Des fuites suspectes visibles depuis la surface de la mer baltique ont été détectées lundi et mardi sur les gazoducs Nord Stream 1 et 2 – pourtant à l’arrêt (mais toujours pleins) depuis plusieurs semaines – dans la zone économique exclusive du Danemark. De nombreuses voix se sont immédiatement élevées pour dénoncer un acte de sabotage.
Une semaine de réparation
Mardi soir, la présidente de la Commission européenne, Ursula von der Leyen, a indiqué sur Twitter avoir « parlé de l’acte de sabotage Nord Stream » avec la Première ministre danoise, Mette Frederiksen.
« Il est primordial d’enquêter sur les incidents et de faire toute la lumière sur les événements. Toute perturbation délibérée de l’infrastructure énergétique européenne active est inacceptable et entraînera la réponse la plus ferme possible », a également fait savoir la dirigeante européenne. De son côté, la responsable danoise a réaffirmé qu’il s’agissait d’« actes délibérés. On ne parle pas ici d’un accident ».
Les trous dans le gazoduc sont « trop gros » pour être accidentels, d’autant qu’ils ont été causés « par des détonations », a ajouté le ministre danois de l’Energie, Dan Jørgensen, précisant qu’il faudrait « au moins une semaine » pour les combler. Un avis partagé par l’expert suédois Peter Schmidt : Une « émission massive d’énergie » de magnitude de 1,9, puis une autre de magnitude 2,3 ont été enregistrées juste avant que les fuites ne soient repérées, or « il n’y a pas grand-chose d’autre qu’une explosion qui peut avoir provoqué des émissions d’énergie aussi importantes ».
Accusation unanime
Tout le monde s’accorde à dire, de Washington à Varsovie, en passant par Bruxelles et Moscou, qu’il s’agit d’un sabotage, mais pour l’heure, personne n’est officiellement pointé du doigt. « Nous voyons clairement que c’est un acte de sabotage, qui marque probablement la prochaine étape de l’escalade de la situation en Ukraine », a déclaré le Premier ministre polonais, Mateusz Morawiecki, tandis que le conseiller de la présidence ukrainienne, Mykhaïlo Podoliak, a lui dénoncé « une attaque terroriste planifiée » (par Moscou). Toutefois, le camp russe a lui aussi dénoncé ce sabotage, le porte-parole du Kremlin, Dmitri Peskov, se disant « extrêmement préoccupé par ces nouvelles ».
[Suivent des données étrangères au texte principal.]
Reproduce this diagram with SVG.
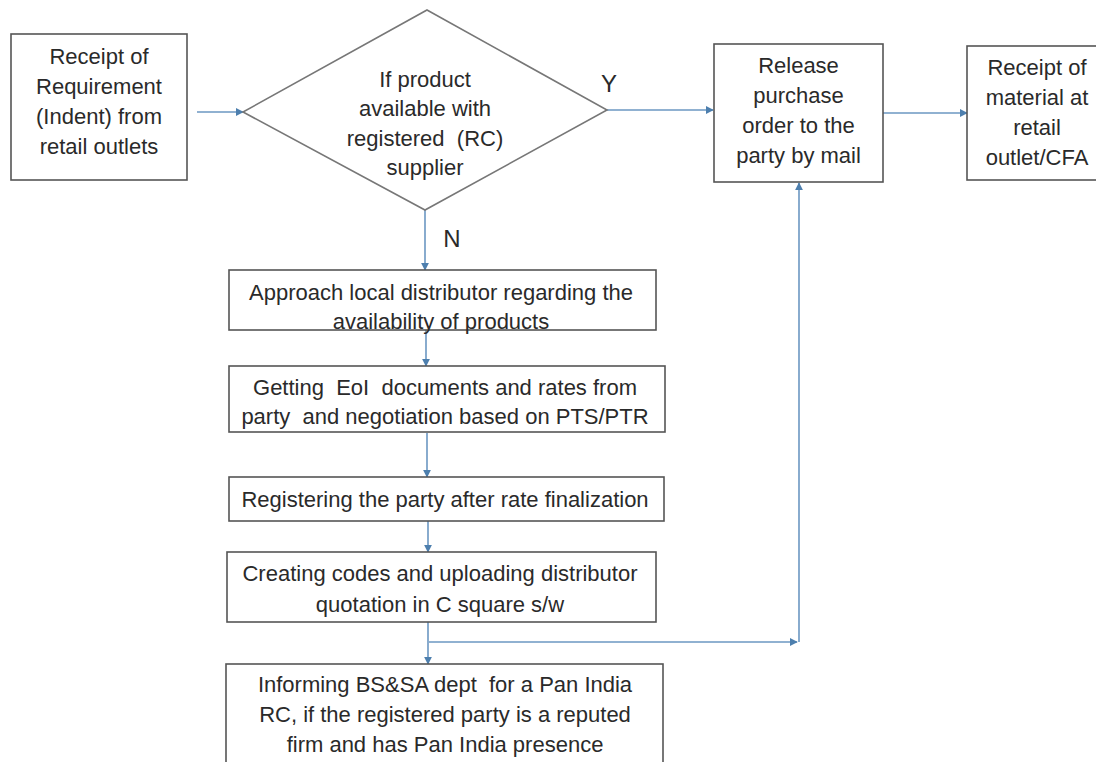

Selon le spécialiste du gaz Thierry Bros, une fuite pourrait être due à un changement de pression en mer baltique, mais celles-ci sont extrêmement rares, alors trois … Mais quoi qu’il en soit, « si c’est un sabotage, il faut chercher à qui profite le crime », ajoute Thierry Bros. Pour démontrer sa capacité de nuisance, Moscou n’aurait eu besoin que d’une fuite, estime l’expert, écartant pour le moment la Russie.
Selon Simone Tagliapietra, chercheur pour le think tank Bruegel, un tel sabotage pourrait plutôt viser à « créer un stress supplémentaire sur le marché du gaz ». Mais dans le fond, peu importe qui est responsable. « Pour l’Europe, quel que soit l’auteur, c’est un avertissement. On doit se préparer à bien surveiller nos pipelines », prévient Thierry Bros.